6 Shows You Should See in December
Enjoy new dramas garnished with a sprig of holiday cheer.
Lately, Christmas seems to sprawl from November 1 to New Year's Eve. With so much yuletide cheer to go around (and around and around), you might want a bit of a break when you go to the theater. That's why I'm only recommending one Christmas show this month. Not everything is about the holidays: New York is hosting the world premieres of several exciting new dramas, and one inventive new musical. Here's what you have to look forward to onstage:
1. Halfway Bitches Go Straight to Heaven (running until December 29)
The last time Stephen Adly Guirgis premiered a play at Atlantic Theater Company, it won the Pulitzer Prize for Drama. That was 2014's Between Riverside and Crazy, about a retired police officer hosting troubled long-term guests in his rent-controlled apartment. This new play takes place in a women's halfway house and stars previous Guirgis collaborators Sean Carvajal (who won a special Drama Desk for jumping into the 2018 revival of Jesus Hopped the 'A' Train), Victor Almanzar (Riverside), and Liza Colón-Zayas (who has frequently worked with the playwright since 2003's Our Lady of 121st Street). There's so much talent in this show!
2. A Christmas Carol at the Merchant's House (running until January 5)

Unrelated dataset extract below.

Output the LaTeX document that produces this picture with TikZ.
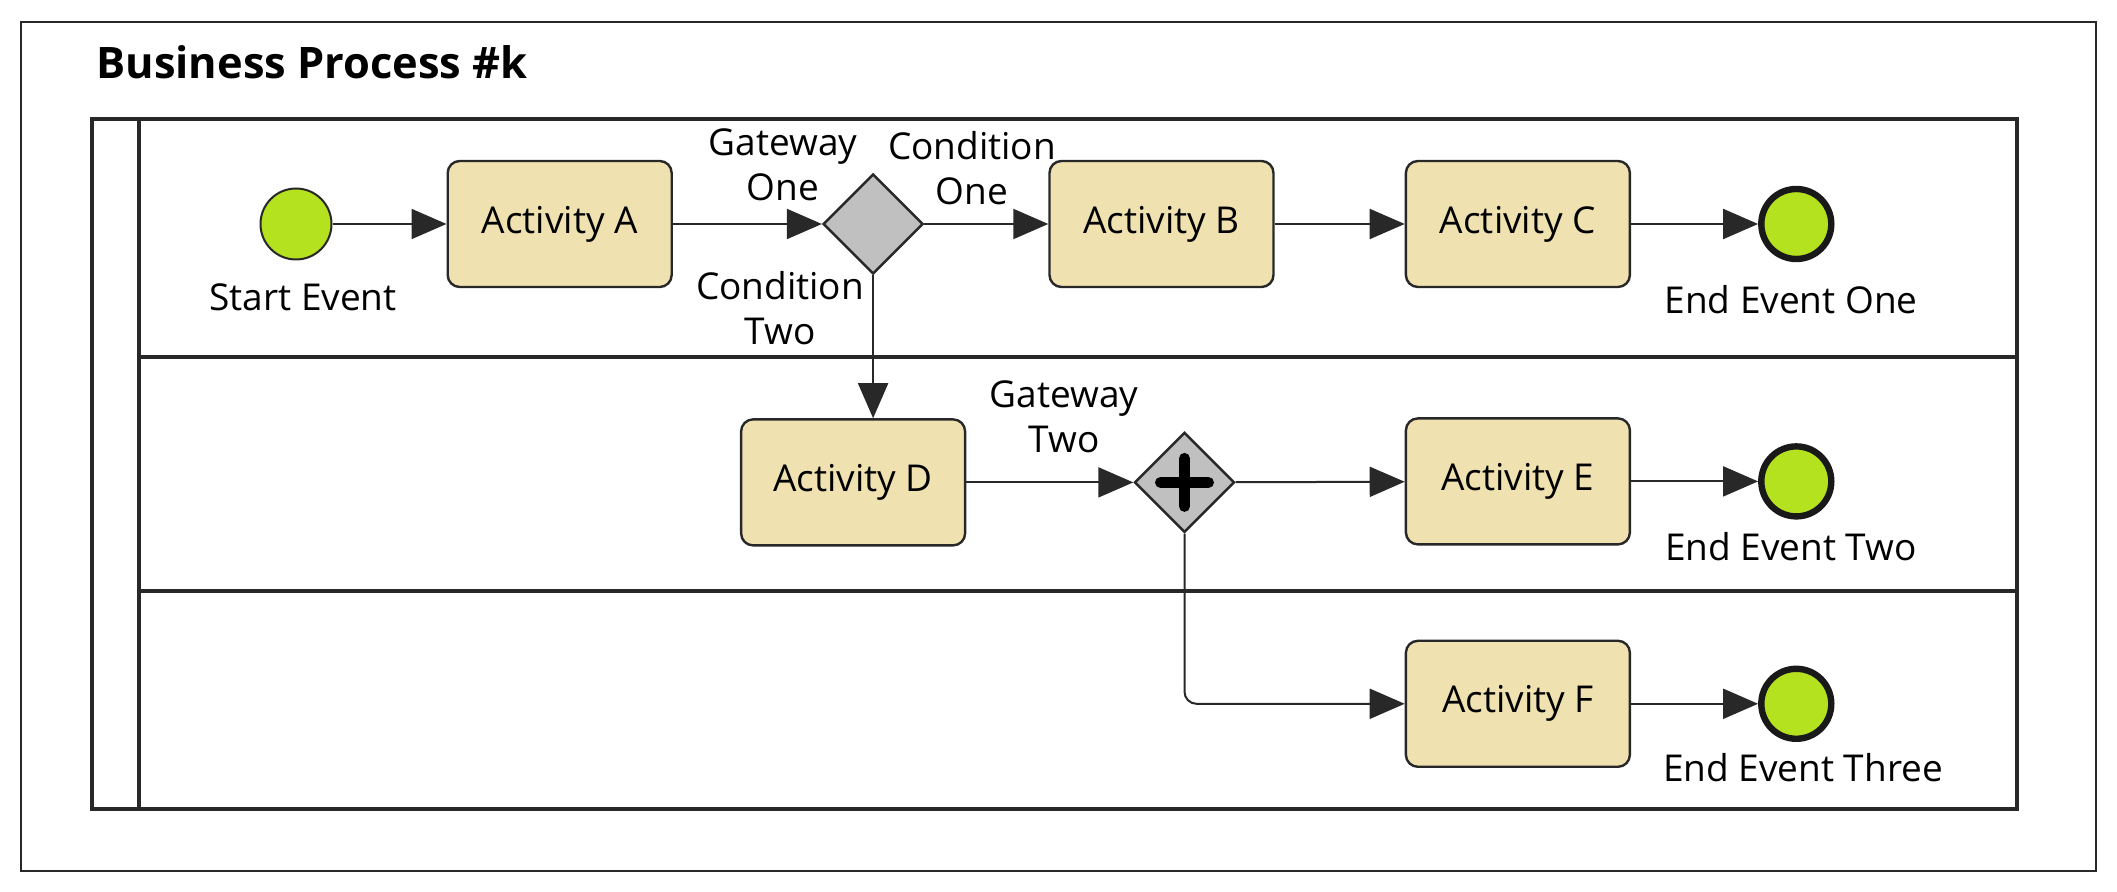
\documentclass[tikz,border=0pt]{standalone}
\usepackage{fontspec}
\setmainfont{Open Sans}
\usepackage{tikz}
\usetikzlibrary{positioning, arrows.meta, shapes.geometric}

\definecolor{taskfill}{RGB}{239,226,176}
\definecolor{eventgreen}{RGB}{180,226,30}
\definecolor{gatewaygray}{RGB}{192,192,192}
\definecolor{edgegray}{RGB}{40,40,40}

\begin{document}
\begin{tikzpicture}[x=0.5pt, y=-0.5pt, >={Triangle[length=17.5pt, width=15pt]},
      every node/.style={font=\fontsize{18.5}{22.5}\selectfont},
      activity/.style={draw=edgegray, line width=1.2pt, fill=taskfill, rounded corners=6pt,
        minimum width=112pt, minimum height=63pt, inner sep=0pt},
      startev/.style={circle, draw=edgegray, line width=1pt, fill=eventgreen,
        minimum size=35.5pt, inner sep=0pt},
      endev/.style={circle, draw=black!90, line width=3.2pt, fill=eventgreen,
        minimum size=35pt, inner sep=0pt},
      gateway/.style={diamond, draw=edgegray, line width=1.2pt, fill=gatewaygray,
        minimum width=50pt, minimum height=50pt, inner sep=0pt},
      parallelgw/.style={gateway, path picture={
        \draw[black, line width=5.5pt, line cap=round]
          ([xshift=-12pt]path picture bounding box.center) -- ([xshift=12pt]path picture bounding box.center)
          ([yshift=-12pt]path picture bounding box.center) -- ([yshift=12pt]path picture bounding box.center);}},
      lbl/.style={align=center, inner sep=0pt},
      flow/.style={->, draw=edgegray, line width=1pt},
      lane/.style={draw=edgegray, line width=1.6pt}]
    \useasboundingbox (0,0) rectangle (2117,892);
    \draw[edgegray, line width=1pt] (21,22) rectangle (2096,871);
    \node[anchor=west, inner sep=0pt, font=\fontsize{21.7}{25}\selectfont\bfseries] (title) at (96,62) {Business Process \#k};
    \draw[lane] (92,119) rectangle (2017,809);
    \draw[lane] (139,119) -- (139,809);
    \draw[lane] (139,357) -- (2017,357);
    \draw[lane] (139,591) -- (2017,591);

    \node[startev] (start) at (296,224) {};
    \node[activity, right=57pt of start] (actA) {Activity A};
    \node[gateway, right=74.5pt of actA] (gw1) {};
    \node[activity, right=62pt of gw1] (actB) {Activity B};
    \node[activity, right=65pt of actB] (actC) {Activity C};
    \node[endev, right=63.5pt of actC] (end1) {};
    \node[activity, below=71.5pt of gw1, xshift=-10pt] (actD) {Activity D};
    \node[parallelgw, right=83.5pt of actD] (gw2) {};
    \node[activity, below=64.5pt of actC] (actE) {Activity E};
    \node[endev, right=63.5pt of actE] (end2) {};
    \node[activity, below=47pt of actE] (actF) {Activity F};
    \node[endev, right=63.5pt of actF] (end3) {};

    \node[lbl] (startlbl) at (303,297) {Start Event};
    \node[lbl] (end1lbl) at (1791,300) {End Event One};
    \node[lbl] (end2lbl) at (1791,547) {End Event Two};
    \node[lbl] (end3lbl) at (1803,768) {End Event Three};
    \node[lbl] (gw1lbl) at (783,165) {Gateway\\One};
    \node[lbl] (cond1lbl) at (972,168) {Condition\\One};
    \node[lbl] (cond2lbl) at (780,308) {Condition\\Two};
    \node[lbl] (gw2lbl) at (1064,417) {Gateway\\Two};

    \draw[flow] (start) -- (actA);
    \draw[flow] (actA) -- (gw1);
    \draw[flow] (gw1) -- (actB);
    \draw[flow] (actB) -- (actC);
    \draw[flow] (actC) -- (end1);
    \draw[flow] (gw1) -- (gw1 |- actD.north);
    \draw[flow] (actD) -- (gw2);
    \draw[flow] (gw2) -- (actE);
    \draw[flow] (actE) -- (end2);
    \draw[flow, rounded corners=6pt] (gw2) |- (actF);
    \draw[flow] (actF) -- (end3);
  \end{tikzpicture}
\end{document}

I promised you one, and it's a real gem: For the seventh year in a row, John Kevin Jones returns to the Merchant's House Museum for his solo performance of the Charles Dickens holiday classic. Taking place entirely within the cozy Victorian parlor of the house (which is still decorated with the furniture of the house's original inhabitants), it feels like attending a private reading by Dickens himself. This is my favorite theatrical event of the holiday season in New York.
3. Judgment Day (December 5-January 10)
The drill hall of Park Avenue Armory is the biggest stage in the city, and I never miss an opportunity to visit. This month, it is hosting Judgment Day, a new adaptation of Ödön von Horváth's 1937 play by Christopher Shinn (Dying City). It tells the story of Thomas Hudetz, a stationmaster struggling with guilt in the wake of a terrible train accident. Luke Kirby, who won an Emmy for his portrayal of Lenny Bruce on The Marvelous Mrs. Maisel, plays Thomas. Richard Jones directs, making his first return to the Armory since The Hairy Ape, which was absolutely the best thing I've ever seen at the Armory.
4. Greater Clements (running until January 19)
Samuel D. Hunter returns to familiar territory in his latest play at Lincoln Center Theater, set in a decaying Idaho mining town. Two-time Tony winner Judith Ivey plays Maggie, a mine tour operator who is on the verge of closing the family business. She is also caring for a troubled adult son played by Edmund Donovan, who gave one of my favorite performances of last year in Hunter's Lewiston/Clarkston. A mysterious visitor from her past (played by Ken Narasaki) leads her to dream again about the life she wanted, but never had. Hunter is one of the most astute playwrights in America, and these are some of the best actors in the business.
5. Sing Street (running until January 26)
Based on John Carney's 2016 film, Sing Street is about Conor, an Irish teenager entering a new school in the early 1980s. He and his friends mentally escape from the prevailing economic malaise by forming a band. The book for this new musical is by Enda Walsh, who won a Tony for Best Book for his adaptation of Carney's 2007 film, Once. Carney himself has composed the music in collaboration with Gary Clark (front man for the Scottish pop band Danny Wilson). Expect new-wave sounds and innovative staging (by director Rebecca Taichman and choreographer Sonya Tayeh) in this exciting world premiere at New York Theatre Workshop — the theater where Rent debuted.
6. West Side Story (performances begin December 10)
The Capulets and Montagues become the Sharks and the Jets in this beloved musical about star-crossed love in a time of gang warfare. This latest revival doesn't officially open until February, but Broadway audiences will be let in on previews starting in December. That's a long preview period for a show that has already stirred up a fair amount of controversy over director Ivo van Hove's bold cuts to the score. You can see for yourself whether the show works without "I Feel Pretty" and the "Somewhere" ballet long before any critics get to weigh in. This show is all anyone on Broadway will be talking about this winter.